__GIVEN TASK__: For the listing below, give the count of lines containing the string "this" and nothing else.

__INFORMATION GIVEN__:
- - - - -
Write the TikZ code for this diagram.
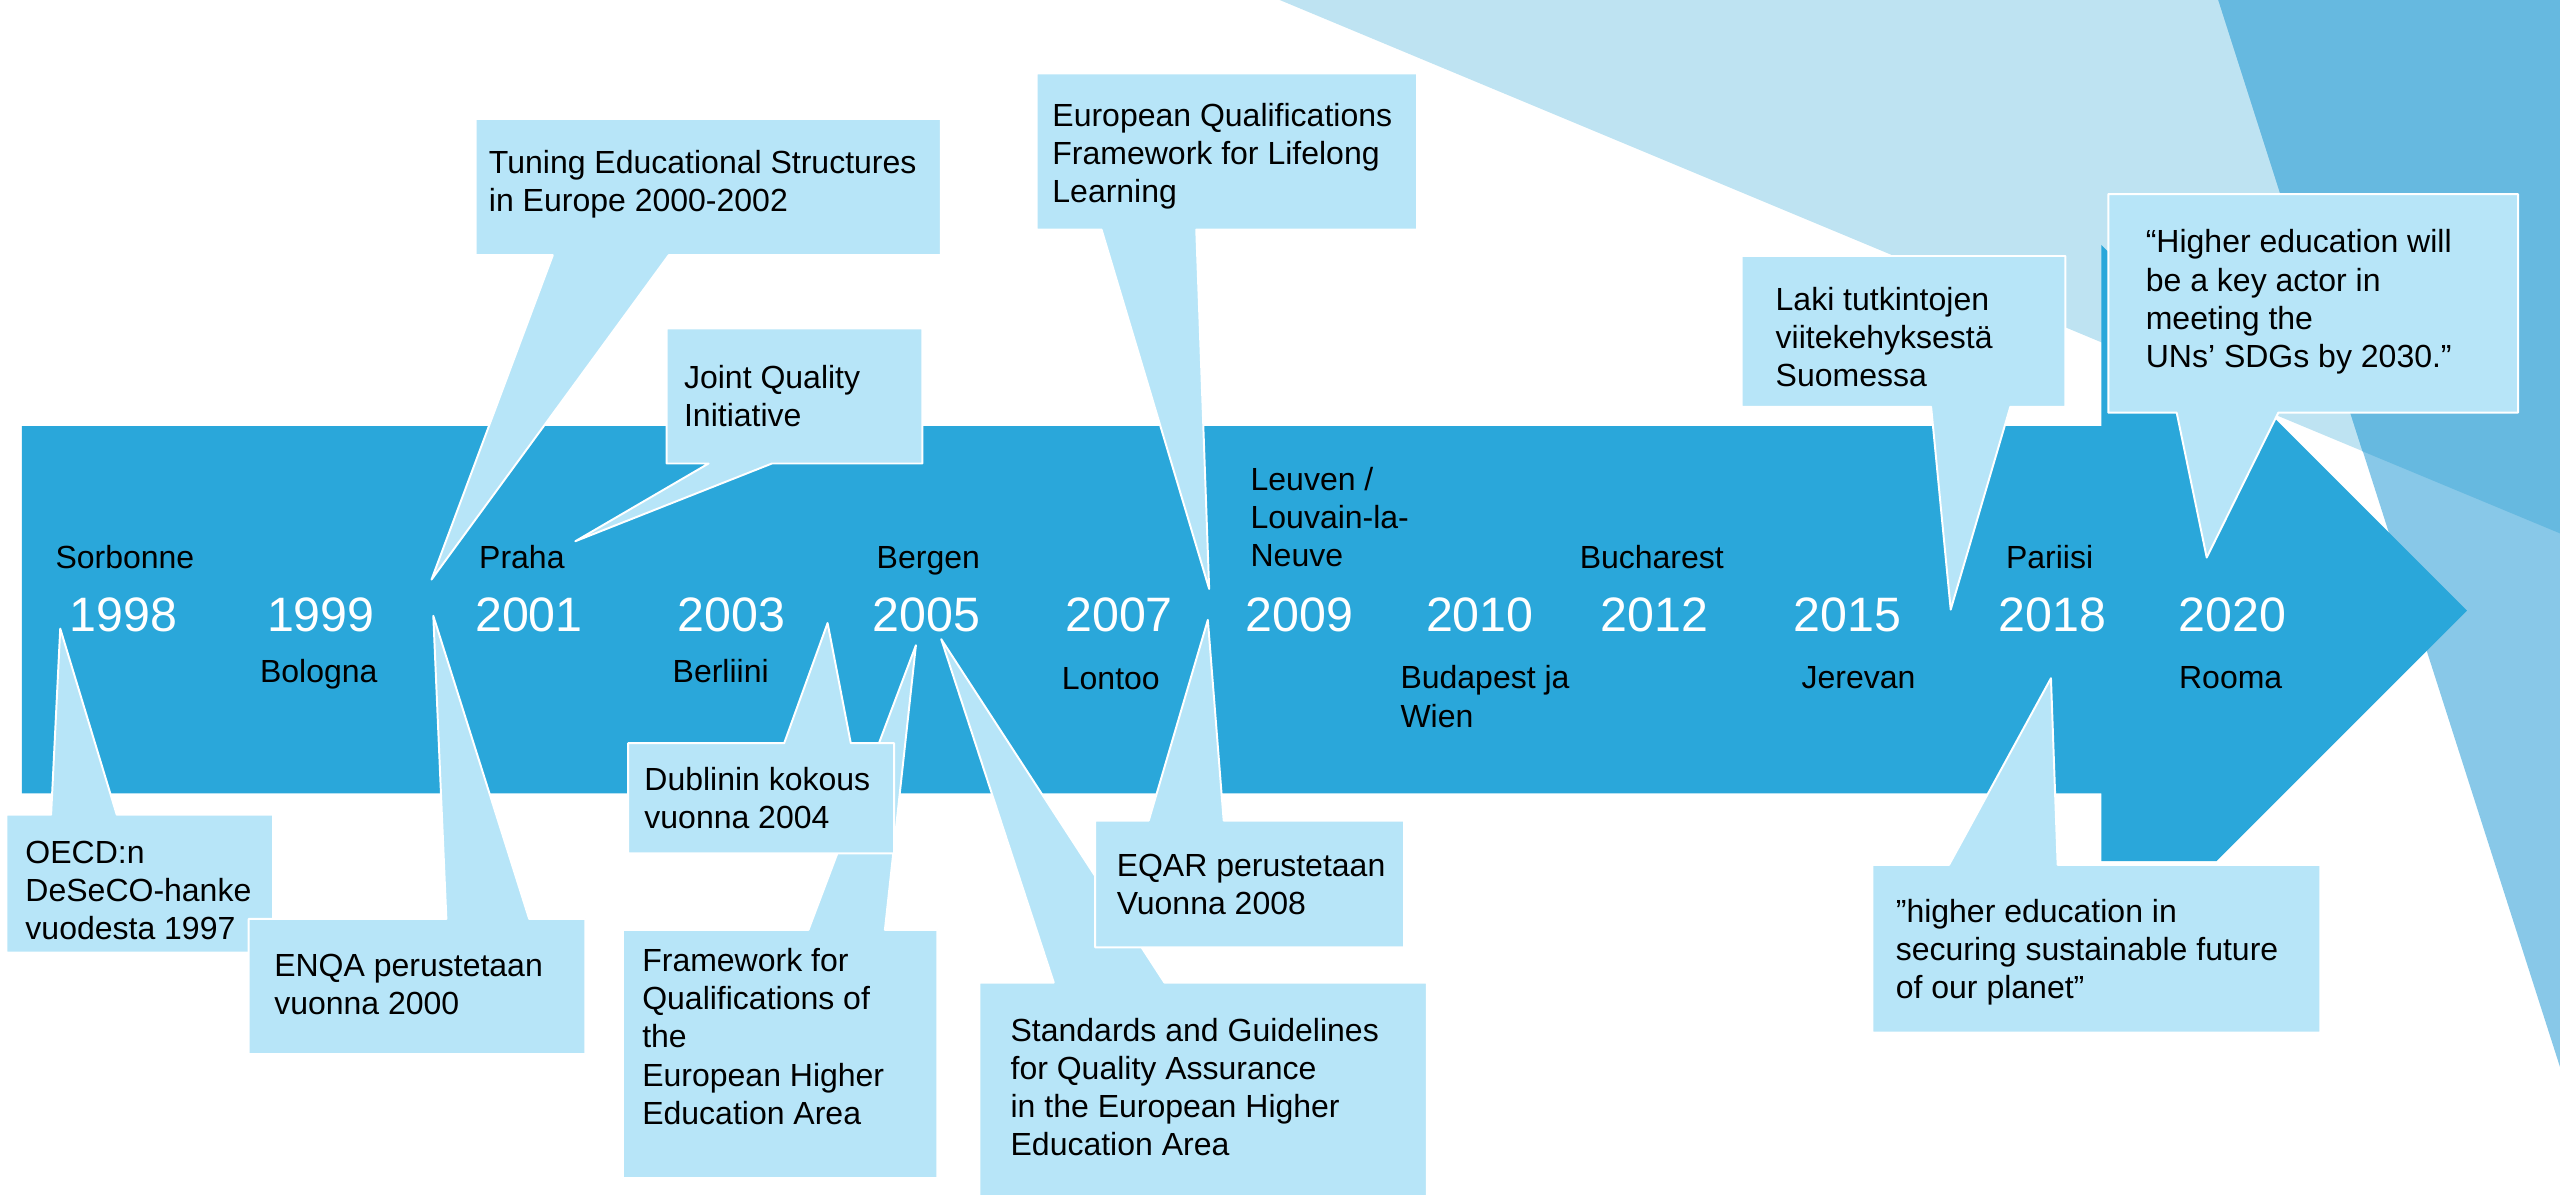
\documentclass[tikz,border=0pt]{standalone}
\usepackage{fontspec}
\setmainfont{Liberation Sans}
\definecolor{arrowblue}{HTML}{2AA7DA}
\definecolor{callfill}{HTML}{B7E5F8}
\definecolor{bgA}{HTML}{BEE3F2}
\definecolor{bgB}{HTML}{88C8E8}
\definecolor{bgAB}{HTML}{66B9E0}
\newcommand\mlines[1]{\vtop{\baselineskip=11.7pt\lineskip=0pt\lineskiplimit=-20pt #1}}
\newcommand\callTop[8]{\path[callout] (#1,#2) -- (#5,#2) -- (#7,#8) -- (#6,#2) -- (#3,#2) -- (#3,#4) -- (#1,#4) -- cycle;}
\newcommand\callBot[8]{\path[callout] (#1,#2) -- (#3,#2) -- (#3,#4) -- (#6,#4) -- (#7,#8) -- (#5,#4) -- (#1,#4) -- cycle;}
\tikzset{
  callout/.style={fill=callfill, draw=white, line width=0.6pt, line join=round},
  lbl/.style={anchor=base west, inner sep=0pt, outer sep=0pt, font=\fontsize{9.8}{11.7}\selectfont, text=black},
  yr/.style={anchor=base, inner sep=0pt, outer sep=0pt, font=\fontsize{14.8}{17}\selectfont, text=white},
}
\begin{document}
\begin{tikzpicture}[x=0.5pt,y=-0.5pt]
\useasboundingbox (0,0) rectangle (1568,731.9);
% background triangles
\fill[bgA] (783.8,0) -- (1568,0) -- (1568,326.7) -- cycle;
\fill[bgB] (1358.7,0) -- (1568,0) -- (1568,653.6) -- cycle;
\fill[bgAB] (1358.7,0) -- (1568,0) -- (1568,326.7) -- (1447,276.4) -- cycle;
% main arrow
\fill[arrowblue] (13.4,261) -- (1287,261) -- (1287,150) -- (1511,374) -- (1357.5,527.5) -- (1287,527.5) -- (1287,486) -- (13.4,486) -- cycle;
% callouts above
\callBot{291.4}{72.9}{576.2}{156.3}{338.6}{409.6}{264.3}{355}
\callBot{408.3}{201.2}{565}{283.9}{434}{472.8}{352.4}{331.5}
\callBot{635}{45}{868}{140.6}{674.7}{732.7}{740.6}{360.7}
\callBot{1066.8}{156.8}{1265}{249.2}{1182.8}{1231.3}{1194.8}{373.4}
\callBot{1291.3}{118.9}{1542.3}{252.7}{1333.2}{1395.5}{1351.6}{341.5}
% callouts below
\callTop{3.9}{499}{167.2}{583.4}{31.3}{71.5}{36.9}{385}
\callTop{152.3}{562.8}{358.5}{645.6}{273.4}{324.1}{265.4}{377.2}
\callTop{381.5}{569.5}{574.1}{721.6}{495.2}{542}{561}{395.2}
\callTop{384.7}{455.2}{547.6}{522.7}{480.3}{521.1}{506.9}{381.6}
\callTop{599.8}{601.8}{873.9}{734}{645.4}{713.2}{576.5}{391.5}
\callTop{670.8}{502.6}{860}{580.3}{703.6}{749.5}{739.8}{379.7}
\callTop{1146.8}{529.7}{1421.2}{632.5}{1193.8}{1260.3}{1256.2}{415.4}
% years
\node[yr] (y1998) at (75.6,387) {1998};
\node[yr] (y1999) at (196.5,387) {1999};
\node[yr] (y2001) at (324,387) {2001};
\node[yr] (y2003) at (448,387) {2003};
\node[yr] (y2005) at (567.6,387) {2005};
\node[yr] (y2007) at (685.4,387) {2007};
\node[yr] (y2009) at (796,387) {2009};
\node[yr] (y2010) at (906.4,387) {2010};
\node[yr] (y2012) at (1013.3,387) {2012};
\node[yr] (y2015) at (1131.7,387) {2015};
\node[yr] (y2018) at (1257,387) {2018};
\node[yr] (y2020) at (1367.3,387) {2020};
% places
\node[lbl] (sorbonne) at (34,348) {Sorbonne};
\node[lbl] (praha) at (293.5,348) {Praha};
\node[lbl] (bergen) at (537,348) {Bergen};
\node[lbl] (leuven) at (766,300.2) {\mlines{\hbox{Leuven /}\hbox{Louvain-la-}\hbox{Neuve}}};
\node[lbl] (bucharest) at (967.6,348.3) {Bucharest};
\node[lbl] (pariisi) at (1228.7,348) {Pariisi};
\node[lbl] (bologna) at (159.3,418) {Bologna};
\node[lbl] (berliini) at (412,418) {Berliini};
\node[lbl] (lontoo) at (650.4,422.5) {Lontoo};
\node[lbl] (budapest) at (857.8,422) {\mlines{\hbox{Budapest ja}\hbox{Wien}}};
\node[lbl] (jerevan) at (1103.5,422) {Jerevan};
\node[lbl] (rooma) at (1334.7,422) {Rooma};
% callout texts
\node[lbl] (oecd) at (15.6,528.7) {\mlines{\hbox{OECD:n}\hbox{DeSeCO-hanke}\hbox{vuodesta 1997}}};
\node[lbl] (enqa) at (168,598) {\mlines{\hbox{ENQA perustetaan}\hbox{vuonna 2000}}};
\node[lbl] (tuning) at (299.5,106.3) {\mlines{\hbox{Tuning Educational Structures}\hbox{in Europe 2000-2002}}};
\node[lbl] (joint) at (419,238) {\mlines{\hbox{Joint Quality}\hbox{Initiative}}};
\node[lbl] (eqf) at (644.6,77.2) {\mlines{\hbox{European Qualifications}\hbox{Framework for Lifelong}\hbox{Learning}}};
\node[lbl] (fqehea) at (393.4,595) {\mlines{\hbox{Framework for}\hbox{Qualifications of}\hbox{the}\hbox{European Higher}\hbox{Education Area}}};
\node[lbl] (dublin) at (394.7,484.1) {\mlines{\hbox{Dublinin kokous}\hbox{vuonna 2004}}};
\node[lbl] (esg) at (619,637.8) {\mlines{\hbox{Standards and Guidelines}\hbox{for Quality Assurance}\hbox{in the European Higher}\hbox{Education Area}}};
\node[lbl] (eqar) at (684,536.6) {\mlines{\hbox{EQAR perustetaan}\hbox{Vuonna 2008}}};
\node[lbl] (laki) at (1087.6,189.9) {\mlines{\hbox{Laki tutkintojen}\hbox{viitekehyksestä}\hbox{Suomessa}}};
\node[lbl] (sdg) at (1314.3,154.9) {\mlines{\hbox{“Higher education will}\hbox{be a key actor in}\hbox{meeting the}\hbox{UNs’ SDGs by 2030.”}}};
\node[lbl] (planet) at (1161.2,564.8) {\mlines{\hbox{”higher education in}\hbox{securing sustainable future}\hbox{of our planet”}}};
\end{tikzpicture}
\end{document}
- - - - -
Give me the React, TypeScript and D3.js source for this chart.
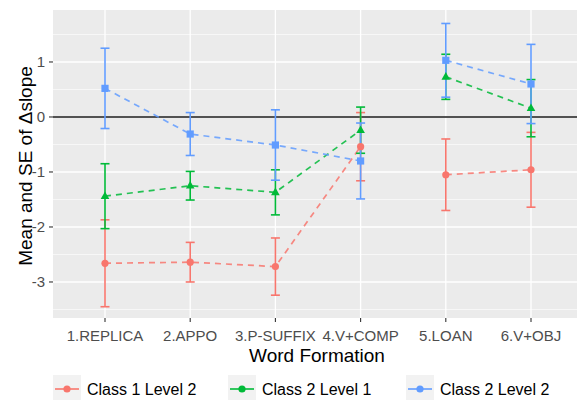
- - - - -
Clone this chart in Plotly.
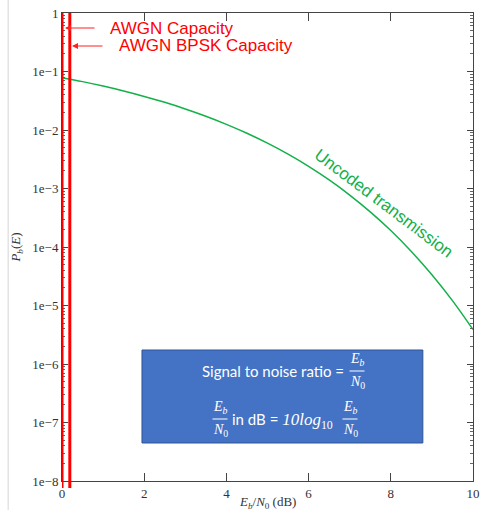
- - - - -
__REPLY__: 3